2) The Non-Response Response.  This may take one of three forms:
A — “I am not going to dignify that question with a response.”
B — The No Answer, Just Sit There Response.  (A liberal Ph.D. academic was asked, “What is the independent clause in the 2nd Amendment?”)  He just sat there, as though he had never taken, or never understood, fifth- or sixth-grade English.
C — The Deflection Response.  “Why was the Biden withdrawal from Afghanistan such a complete disaster?”  “Trump would have handled it worse.”
3)  The Flip Response.  This is where the liberal answers a serious question with an absurd response.  In another conversation, a liberal was asked, “What does the 10th Amendment cover?”  His response: “Everything.”  He had no real answer to the question, so he had to make up a ridiculous answer just so I would not press him further.  I did anyway.
4) The Willful Ignorance Response.
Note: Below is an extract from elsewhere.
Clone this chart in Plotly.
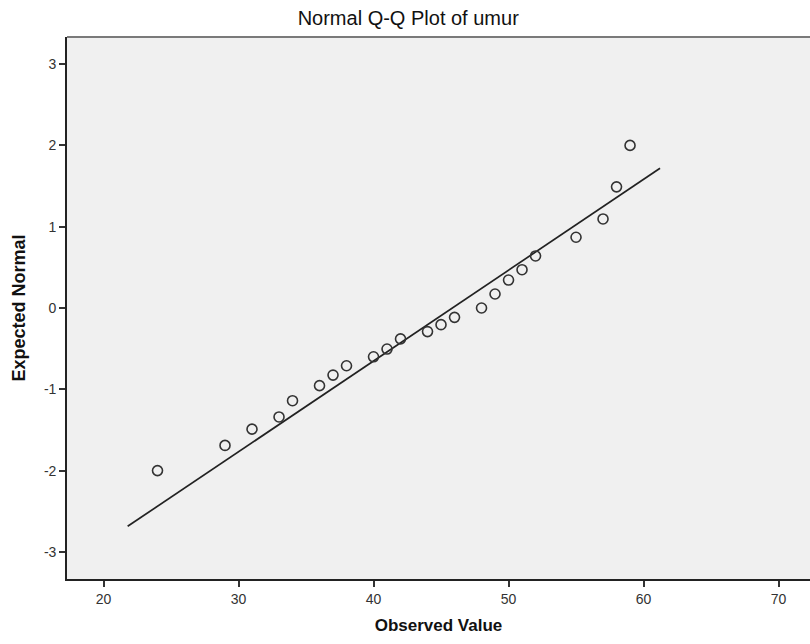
import plotly.graph_objects as go

# Observed ages (umur) and their expected normal scores
observed = [24, 29, 31, 33, 34, 36, 37, 38, 40, 41, 42, 44, 45, 46,
            48, 49, 50, 51, 52, 55, 57, 58, 59]
expected = [-2.00, -1.69, -1.49, -1.34, -1.14, -0.955, -0.825, -0.71, -0.60,
            -0.505, -0.38, -0.29, -0.205, -0.115, 0.00, 0.172, 0.344, 0.471,
            0.64, 0.87, 1.095, 1.49, 2.00]

# Reference line endpoints
line_x = [21.79, 61.22]
line_y = [-2.685, 1.718]

x_ticks = [20, 30, 40, 50, 60, 70]
y_ticks = [-3, -2, -1, 0, 1, 2, 3]
y_labels = ["-3", "-2", "-1", "0", "1", "2", "3"]

FONT = "Liberation Sans, Arial, sans-serif"

fig = go.Figure()
fig.add_trace(go.Scatter(
    x=line_x, y=line_y, mode="lines",
    line=dict(color="#222", width=1.7),
    hoverinfo="skip", showlegend=False,
))
fig.add_trace(go.Scatter(
    x=observed, y=expected, mode="markers",
    marker=dict(symbol="circle-open", size=10, color="#333",
                line=dict(width=1.6, color="#333")),
    showlegend=False,
))

fig.update_layout(
    width=810, height=644,
    margin=dict(l=67, r=0, t=37, b=65),
    paper_bgcolor="white",
    plot_bgcolor="#f0f0f0",
    font=dict(family=FONT, color="#222"),
    title=dict(text="Normal Q-Q Plot of umur", x=0.504, xanchor="center",
               y=1 - 18 / 644, yanchor="middle",
               font=dict(size=20, color="#111", family=FONT)),
    xaxis=dict(
        range=[17.296, 72.33], tickvals=x_ticks, ticks="outside", ticklen=6,
        tickwidth=1.5, tickcolor="#333", showgrid=False, zeroline=False,
        showline=True, linecolor="#222", linewidth=1.6,
        tickfont=dict(size=14, color="#333"),
        title=dict(text="<b>Observed Value</b>", standoff=14,
                   font=dict(size=17, color="#111")),
    ),
    yaxis=dict(
        range=[-3.333, 3.333], tickvals=y_ticks, ticktext=y_labels,
        ticks="outside", ticklen=6,
        tickwidth=1.5, tickcolor="#333", showgrid=False, zeroline=False,
        showline=True, linecolor="#222", linewidth=1.6,
        tickfont=dict(size=14, color="#333"),
        title=dict(text="<b>Expected Normal</b>", standoff=14,
                   font=dict(size=18, color="#111")),
    ),
    shapes=[dict(type="line", xref="paper", yref="paper", x0=0, x1=1,
                 y0=1, y1=1, line=dict(color="#7a7a7a", width=2))],
)

fig.write_html("out.html")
This is where liberals know every single thing about all of the rumors about Trump, including the one with Putin blackmailing him with videos of a Russian prostitute urinating on him, but they know nothing about Hunter Biden’s businesses and potential influence-peddling because they just don’t have the time to follow it.

   If pressed further on the substance of their beliefs after they have given several PLD responses, in about 50% of the cases, liberals will then respond by calling the conservative one of the following: racist, misogynist, xenophobe, transphobe, phobe-phobe, anti-science.  I have not figured out yet why it happens only roughly half of the time.
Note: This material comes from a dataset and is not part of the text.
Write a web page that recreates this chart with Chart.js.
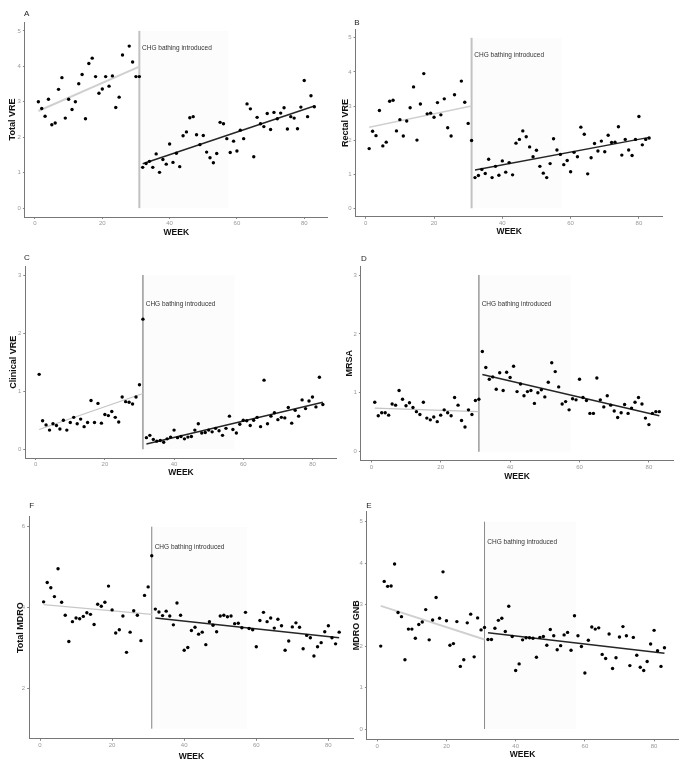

   Now, the interesting part about all of this is that when liberals give a PLD response, they often think they are being clever.  But in reality, they are just providing a conditioned response, and it is not clever at all.  As a matter of fact, many of my conservative friends mock the PLD response.  We know right then and there that we have won the debate, even if the liberal doesn’t.

   The PLD is so ingrained that I can actually explain my theory to a liberal friend, tell him I am going to ask a question that will induce a PLD response, and then ask the question and still get a PLD response.  It is difficult for me to keep a straight face when this happens.

   It would be great if liberals were not prone to PLD responses.  However, that is not the only time they evade rational discussion.  When not giving a PLD response, liberals often provide responses filled with emotion; opinion; or “context,” which is really a fancy word for opinion.
 
   We learn more about how others think when good, honest debate occurs over important issues.  It also makes us better at understanding and improving our own positions when people having different ideologies from us seriously challenge our beliefs.
 
   I am not optimistic that this pattern will change anytime soon.  PLD is too ingrained in liberals’ psyches for it to meaningfully change over the next few years.  However, if you watch how liberals respond to questions, PLD may at least provide you with a chuckle along the way.